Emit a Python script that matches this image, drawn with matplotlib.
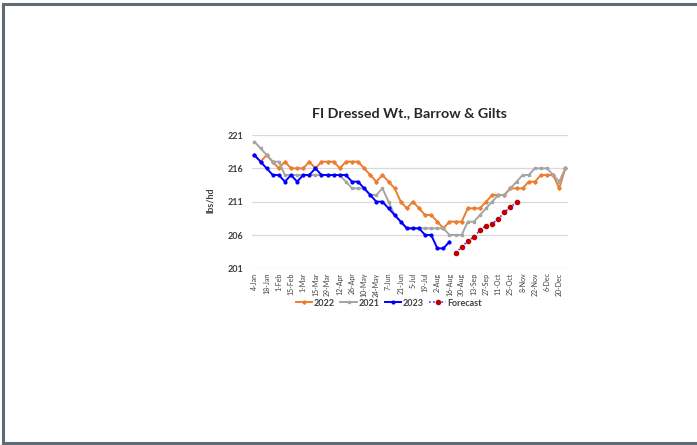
import numpy as np
import matplotlib
matplotlib.use("Agg")
import matplotlib.pyplot as plt
from matplotlib.lines import Line2D

# haftalik veriler (52 hafta, 4-Jan .. 27-Dec)
weeks = np.arange(52)

tick_labels = ["4-Jan", "18-Jan", "1-Feb", "15-Feb", "1-Mar", "15-Mar", "29-Mar",
               "12-Apr", "26-Apr", "10-May", "24-May", "7-Jun", "21-Jun", "5-Jul",
               "19-Jul", "2-Aug", "16-Aug", "30-Aug", "13-Sep", "27-Sep", "11-Oct",
               "25-Oct", "8-Nov", "22-Nov", "6-Dec", "20-Dec"]

y2022 = [218, 217, 218, 217, 216, 217, 216, 216, 216, 217, 216, 217, 217, 217,
         216, 217, 217, 217, 216, 215, 214, 215, 214, 213, 211, 210, 211, 210,
         209, 209, 208, 207, 208, 208, 208, 210, 210, 210, 211, 212, 212, 212,
         213, 213, 213, 214, 214, 215, 215, 215, 213, 216]

y2021 = [220, 219, 218, 217, 217, 215, 215, 215, 215, 215, 215, 215, 215, 215,
         215, 214, 213, 213, 213, 212, 212, 213, 211, 209, 208, 207, 207, 207,
         207, 207, 207, 207, 206, 206, 206, 208, 208, 209, 210, 211, 212, 212,
         213, 214, 215, 215, 216, 216, 216, 215, 214, 216]

y2023 = [218, 217, 216, 215, 215, 214, 215, 214, 215, 215, 216, 215, 215, 215,
         215, 215, 214, 214, 213, 212, 211, 211, 210, 209, 208, 207, 207, 207,
         206, 206, 204, 204, 205]

forecast_weeks = np.arange(33, 44)
forecast = [203.3, 204.2, 205.1, 205.7, 206.7, 207.4, 207.7, 208.4, 209.4, 210.2, 210.9]

y_ticks = [201, 206, 211, 216, 221]

fig = plt.figure(figsize=(6.97, 4.45), dpi=100)
ax = fig.add_axes([0.3611, 0.397, 0.4539, 0.2996])

ax.plot(weeks, y2022, color="#ED7D31", lw=1.4, marker="D", ms=1.8, label="2022")
ax.plot(weeks, y2021, color="#A5A5A5", lw=1.4, marker="s", ms=2.0, label="2021")
ax.plot(np.arange(len(y2023)), y2023, color="#0000FF", lw=1.4, marker="o", ms=2.0,
        label="2023")
ax.plot(forecast_weeks, forecast, color="#3D3DFF", lw=1.2, ls=(0, (1, 1.5)),
        marker="o", ms=3.0, mfc="#C00000", mec="#C00000", label="Forecast")

ax.set_xlim(-0.45, 51.45)
ax.set_ylim(201, 221)
ax.set_yticks(y_ticks)
ax.set_yticklabels([str(v) for v in y_ticks], fontsize=6.5, fontweight="bold",
                   family="Lato", color="#404040")
ax.set_xticks(weeks[::2])
ax.set_xticklabels(tick_labels, rotation=90, fontsize=5, family="Lato", color="#404040")
ax.tick_params(axis="both", length=0)
ax.tick_params(axis="y", pad=6)
ax.tick_params(axis="x", pad=3)
ax.grid(axis="y", color="#D9D9D9", lw=0.9)
ax.set_axisbelow(True)
for s in ax.spines.values():
    s.set_visible(False)

fig.text(410 / 697, 1 - 113 / 445, "FI Dressed Wt., Barrow & Gilts", ha="center",
         va="center", fontsize=10.3, fontweight="bold", family="Lato", color="#262626")
fig.text(210 / 697, 1 - 200 / 445, "lbs/hd", ha="center", va="center", rotation=90,
         fontsize=6.5, fontweight="bold", family="Lato", color="#404040")

leg = fig.legend(loc="center", bbox_to_anchor=(389 / 697, 1 - 303 / 445), ncol=4,
                 frameon=False, handlelength=1.8, columnspacing=0.6, handletextpad=0.2,
                 prop={"family": "Lato", "weight": "bold", "size": 6.5})
for t in leg.get_texts():
    t.set_color("#404040")

# dis cerceve: sol, ust ve alt kenar
x0, y0, y1 = 3.5 / 697, 2.5 / 445, 1 - 4 / 445
for xs, ys in [([x0, x0], [y0, y1]), ([x0, 1.0], [y1, y1]), ([x0, 1.0], [y0, y0])]:
    fig.add_artist(Line2D(xs, ys, transform=fig.transFigure, color="#5F6B75",
                          lw=2.2, solid_capstyle="projecting"))

fig.savefig("out.png", dpi=100)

────────────────────────────────────────

STATED EXERCISE.
Repeat the listing above from its first line through the line that contains "213, 214, 215, 215, 216, 216, 216, 215, 214, 216]", both included, and nothing more. Drop the pictures.

REPLY TO THE EXERCISE.
Emit a Python script that matches this image, drawn with matplotlib.
import numpy as np
import matplotlib
matplotlib.use("Agg")
import matplotlib.pyplot as plt
from matplotlib.lines import Line2D

# haftalik veriler (52 hafta, 4-Jan .. 27-Dec)
weeks = np.arange(52)

tick_labels = ["4-Jan", "18-Jan", "1-Feb", "15-Feb", "1-Mar", "15-Mar", "29-Mar",
               "12-Apr", "26-Apr", "10-May", "24-May", "7-Jun", "21-Jun", "5-Jul",
               "19-Jul", "2-Aug", "16-Aug", "30-Aug", "13-Sep", "27-Sep", "11-Oct",
               "25-Oct", "8-Nov", "22-Nov", "6-Dec", "20-Dec"]

y2022 = [218, 217, 218, 217, 216, 217, 216, 216, 216, 217, 216, 217, 217, 217,
         216, 217, 217, 217, 216, 215, 214, 215, 214, 213, 211, 210, 211, 210,
         209, 209, 208, 207, 208, 208, 208, 210, 210, 210, 211, 212, 212, 212,
         213, 213, 213, 214, 214, 215, 215, 215, 213, 216]

y2021 = [220, 219, 218, 217, 217, 215, 215, 215, 215, 215, 215, 215, 215, 215,
         215, 214, 213, 213, 213, 212, 212, 213, 211, 209, 208, 207, 207, 207,
         207, 207, 207, 207, 206, 206, 206, 208, 208, 209, 210, 211, 212, 212,
         213, 214, 215, 215, 216, 216, 216, 215, 214, 216]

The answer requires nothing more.